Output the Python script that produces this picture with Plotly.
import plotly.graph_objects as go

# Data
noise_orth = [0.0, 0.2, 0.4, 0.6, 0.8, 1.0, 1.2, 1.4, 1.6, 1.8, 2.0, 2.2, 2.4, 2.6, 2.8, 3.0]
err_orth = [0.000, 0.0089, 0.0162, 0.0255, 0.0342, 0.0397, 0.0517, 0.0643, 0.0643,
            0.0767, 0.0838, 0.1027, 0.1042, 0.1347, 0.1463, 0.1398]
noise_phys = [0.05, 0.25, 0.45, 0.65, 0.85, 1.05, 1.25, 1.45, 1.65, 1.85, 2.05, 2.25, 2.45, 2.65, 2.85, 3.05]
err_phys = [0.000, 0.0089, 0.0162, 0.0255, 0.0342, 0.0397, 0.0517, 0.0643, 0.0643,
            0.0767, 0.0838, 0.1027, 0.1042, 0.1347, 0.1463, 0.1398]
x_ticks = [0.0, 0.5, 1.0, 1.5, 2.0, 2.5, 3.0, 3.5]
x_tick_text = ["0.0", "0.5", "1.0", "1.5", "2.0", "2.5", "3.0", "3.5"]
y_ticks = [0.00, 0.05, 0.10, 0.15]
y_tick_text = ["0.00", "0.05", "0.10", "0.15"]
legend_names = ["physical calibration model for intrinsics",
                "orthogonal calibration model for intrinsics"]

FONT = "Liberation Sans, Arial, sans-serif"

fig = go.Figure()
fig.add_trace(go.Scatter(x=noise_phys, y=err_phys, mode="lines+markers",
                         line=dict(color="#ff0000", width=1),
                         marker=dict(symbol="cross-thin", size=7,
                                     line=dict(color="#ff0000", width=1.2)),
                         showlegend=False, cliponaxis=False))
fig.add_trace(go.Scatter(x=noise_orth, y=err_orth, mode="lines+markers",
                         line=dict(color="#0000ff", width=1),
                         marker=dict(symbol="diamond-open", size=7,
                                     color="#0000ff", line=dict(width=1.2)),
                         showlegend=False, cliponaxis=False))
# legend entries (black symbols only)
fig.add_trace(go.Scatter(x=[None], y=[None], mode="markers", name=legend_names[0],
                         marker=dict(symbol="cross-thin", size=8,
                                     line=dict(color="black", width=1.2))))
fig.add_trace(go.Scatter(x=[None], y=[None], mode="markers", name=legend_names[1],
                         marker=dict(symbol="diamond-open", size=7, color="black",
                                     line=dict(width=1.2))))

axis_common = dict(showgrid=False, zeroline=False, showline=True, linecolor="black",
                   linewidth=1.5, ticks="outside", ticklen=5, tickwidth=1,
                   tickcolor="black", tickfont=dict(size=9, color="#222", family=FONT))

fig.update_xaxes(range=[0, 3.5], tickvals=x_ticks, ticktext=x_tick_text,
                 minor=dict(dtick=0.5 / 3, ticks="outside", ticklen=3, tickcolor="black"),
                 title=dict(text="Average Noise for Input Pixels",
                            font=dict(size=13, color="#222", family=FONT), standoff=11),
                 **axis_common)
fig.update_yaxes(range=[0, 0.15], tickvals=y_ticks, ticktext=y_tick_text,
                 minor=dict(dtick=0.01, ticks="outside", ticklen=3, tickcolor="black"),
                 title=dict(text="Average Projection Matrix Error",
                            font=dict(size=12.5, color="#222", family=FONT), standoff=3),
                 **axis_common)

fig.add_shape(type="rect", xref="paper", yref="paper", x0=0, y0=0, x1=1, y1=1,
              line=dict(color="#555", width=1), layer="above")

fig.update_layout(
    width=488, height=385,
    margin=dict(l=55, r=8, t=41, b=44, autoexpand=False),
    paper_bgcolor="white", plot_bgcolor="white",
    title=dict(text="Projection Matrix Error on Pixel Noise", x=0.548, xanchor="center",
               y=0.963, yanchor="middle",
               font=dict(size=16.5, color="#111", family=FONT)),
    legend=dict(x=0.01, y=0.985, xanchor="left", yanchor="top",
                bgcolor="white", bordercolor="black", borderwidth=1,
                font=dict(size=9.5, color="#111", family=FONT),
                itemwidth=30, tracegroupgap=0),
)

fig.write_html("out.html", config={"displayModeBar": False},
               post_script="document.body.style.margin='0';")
========
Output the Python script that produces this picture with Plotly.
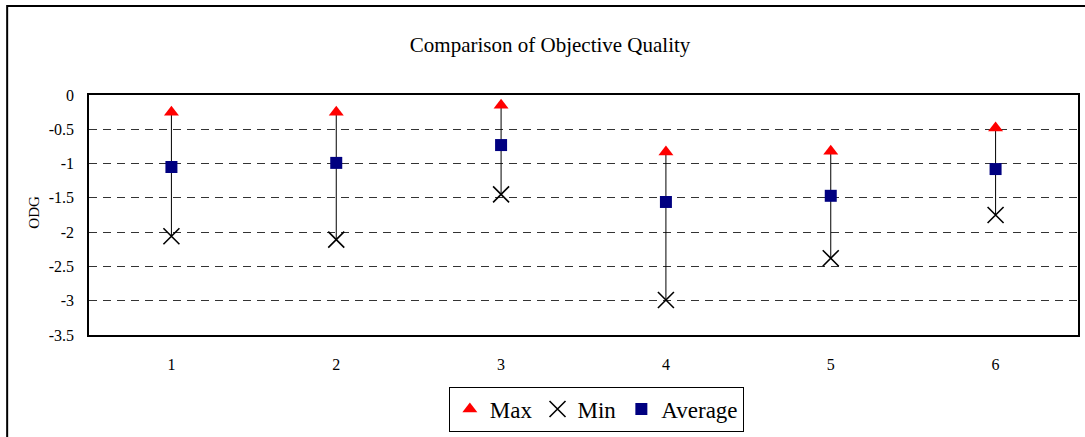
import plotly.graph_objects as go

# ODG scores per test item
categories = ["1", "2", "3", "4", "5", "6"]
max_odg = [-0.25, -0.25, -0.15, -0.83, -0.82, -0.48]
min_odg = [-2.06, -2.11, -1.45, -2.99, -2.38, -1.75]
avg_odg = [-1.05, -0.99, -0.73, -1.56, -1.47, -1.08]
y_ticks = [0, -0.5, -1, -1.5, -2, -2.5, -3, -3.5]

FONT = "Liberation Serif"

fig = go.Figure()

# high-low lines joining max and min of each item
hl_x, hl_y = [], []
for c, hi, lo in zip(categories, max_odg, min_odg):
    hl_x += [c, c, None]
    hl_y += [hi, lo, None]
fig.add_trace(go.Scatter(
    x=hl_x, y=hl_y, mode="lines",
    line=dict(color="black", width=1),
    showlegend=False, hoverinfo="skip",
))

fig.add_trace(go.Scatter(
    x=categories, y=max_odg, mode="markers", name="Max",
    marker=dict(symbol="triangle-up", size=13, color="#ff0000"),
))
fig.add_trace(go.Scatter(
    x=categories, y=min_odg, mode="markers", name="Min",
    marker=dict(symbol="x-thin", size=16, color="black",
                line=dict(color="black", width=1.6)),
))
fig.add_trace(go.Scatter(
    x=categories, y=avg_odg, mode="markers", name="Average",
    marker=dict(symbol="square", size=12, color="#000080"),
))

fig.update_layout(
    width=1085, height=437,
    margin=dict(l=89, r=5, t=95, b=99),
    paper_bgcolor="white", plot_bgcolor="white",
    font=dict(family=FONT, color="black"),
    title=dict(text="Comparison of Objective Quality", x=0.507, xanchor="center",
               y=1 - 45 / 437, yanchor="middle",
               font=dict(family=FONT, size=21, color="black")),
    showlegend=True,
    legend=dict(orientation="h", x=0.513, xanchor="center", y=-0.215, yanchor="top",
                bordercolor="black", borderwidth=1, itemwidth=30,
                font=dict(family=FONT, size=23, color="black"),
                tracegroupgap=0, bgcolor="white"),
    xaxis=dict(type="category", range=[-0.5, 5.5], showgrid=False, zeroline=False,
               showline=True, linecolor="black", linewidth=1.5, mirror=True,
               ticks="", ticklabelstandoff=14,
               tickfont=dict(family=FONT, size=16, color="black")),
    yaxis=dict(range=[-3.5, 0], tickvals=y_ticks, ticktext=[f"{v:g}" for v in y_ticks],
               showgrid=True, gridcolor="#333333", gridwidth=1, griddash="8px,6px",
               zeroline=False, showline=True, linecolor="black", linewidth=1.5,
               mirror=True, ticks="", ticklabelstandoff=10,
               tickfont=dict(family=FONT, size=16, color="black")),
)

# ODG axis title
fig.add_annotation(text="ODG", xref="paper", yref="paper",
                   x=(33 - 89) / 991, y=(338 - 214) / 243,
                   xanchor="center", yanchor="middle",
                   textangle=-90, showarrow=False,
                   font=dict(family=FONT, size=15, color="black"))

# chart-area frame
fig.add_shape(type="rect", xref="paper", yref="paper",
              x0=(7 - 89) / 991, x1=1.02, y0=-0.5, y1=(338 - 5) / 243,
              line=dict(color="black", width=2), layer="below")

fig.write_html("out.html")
========
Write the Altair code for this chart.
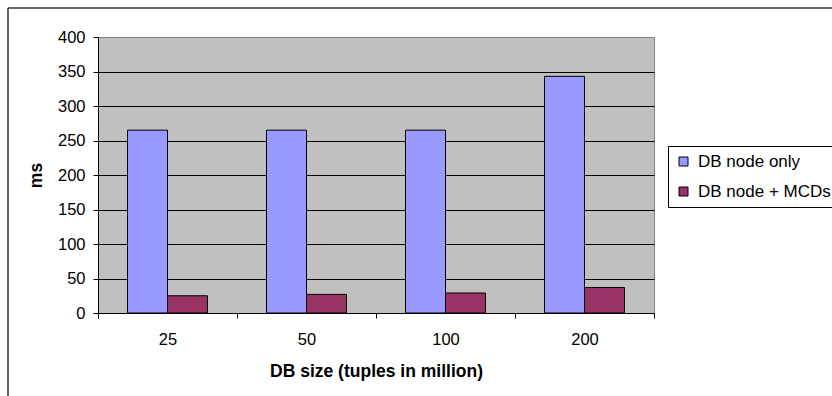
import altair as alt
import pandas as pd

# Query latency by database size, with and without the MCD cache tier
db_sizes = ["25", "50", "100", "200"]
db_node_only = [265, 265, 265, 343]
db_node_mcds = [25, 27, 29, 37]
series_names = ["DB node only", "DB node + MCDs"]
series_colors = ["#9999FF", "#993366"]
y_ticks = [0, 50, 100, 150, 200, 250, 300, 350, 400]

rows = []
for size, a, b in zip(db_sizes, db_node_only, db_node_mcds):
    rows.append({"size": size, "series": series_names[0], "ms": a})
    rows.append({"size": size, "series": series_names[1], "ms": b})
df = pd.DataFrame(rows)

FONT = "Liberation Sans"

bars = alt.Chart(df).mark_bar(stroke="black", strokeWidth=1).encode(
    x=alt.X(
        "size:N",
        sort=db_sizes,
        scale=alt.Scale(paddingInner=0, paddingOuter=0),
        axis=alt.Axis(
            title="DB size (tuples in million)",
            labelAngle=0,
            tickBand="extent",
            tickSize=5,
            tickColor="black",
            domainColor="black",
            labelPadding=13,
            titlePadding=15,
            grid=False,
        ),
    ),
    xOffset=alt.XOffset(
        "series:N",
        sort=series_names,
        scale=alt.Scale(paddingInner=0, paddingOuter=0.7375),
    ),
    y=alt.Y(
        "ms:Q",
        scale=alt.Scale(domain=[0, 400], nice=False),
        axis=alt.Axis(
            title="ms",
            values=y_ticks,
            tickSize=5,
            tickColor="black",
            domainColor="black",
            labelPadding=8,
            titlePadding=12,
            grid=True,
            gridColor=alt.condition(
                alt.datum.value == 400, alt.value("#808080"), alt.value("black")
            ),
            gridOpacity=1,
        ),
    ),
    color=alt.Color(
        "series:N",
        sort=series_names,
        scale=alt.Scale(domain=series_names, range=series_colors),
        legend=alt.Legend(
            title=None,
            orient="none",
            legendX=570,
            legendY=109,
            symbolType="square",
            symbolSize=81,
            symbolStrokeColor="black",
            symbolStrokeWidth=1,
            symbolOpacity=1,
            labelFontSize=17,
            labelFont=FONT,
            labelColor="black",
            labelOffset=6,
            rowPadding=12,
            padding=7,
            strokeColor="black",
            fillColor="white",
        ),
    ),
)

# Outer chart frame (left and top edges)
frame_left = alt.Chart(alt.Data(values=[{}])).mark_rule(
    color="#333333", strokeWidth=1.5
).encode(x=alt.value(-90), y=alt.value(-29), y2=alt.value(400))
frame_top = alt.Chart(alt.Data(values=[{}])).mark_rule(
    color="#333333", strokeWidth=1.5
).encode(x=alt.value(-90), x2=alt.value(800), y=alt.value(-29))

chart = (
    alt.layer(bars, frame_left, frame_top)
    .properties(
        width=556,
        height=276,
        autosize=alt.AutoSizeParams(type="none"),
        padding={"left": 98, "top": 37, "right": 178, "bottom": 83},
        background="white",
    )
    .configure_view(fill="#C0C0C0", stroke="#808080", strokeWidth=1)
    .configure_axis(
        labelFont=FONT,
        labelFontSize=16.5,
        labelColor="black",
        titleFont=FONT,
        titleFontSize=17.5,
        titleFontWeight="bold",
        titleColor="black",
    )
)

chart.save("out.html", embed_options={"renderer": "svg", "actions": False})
========
_Your instructions_. Leave out every picture, then retype exactly the lines from the one containing "Write the Altair code for this chart." through the one containing "y_ticks = [0, 50, 100, 150, 200, 250, 300, 350, 400]".

_Solution_.
Write the Altair code for this chart.
import altair as alt
import pandas as pd

# Query latency by database size, with and without the MCD cache tier
db_sizes = ["25", "50", "100", "200"]
db_node_only = [265, 265, 265, 343]
db_node_mcds = [25, 27, 29, 37]
series_names = ["DB node only", "DB node + MCDs"]
series_colors = ["#9999FF", "#993366"]
y_ticks = [0, 50, 100, 150, 200, 250, 300, 350, 400]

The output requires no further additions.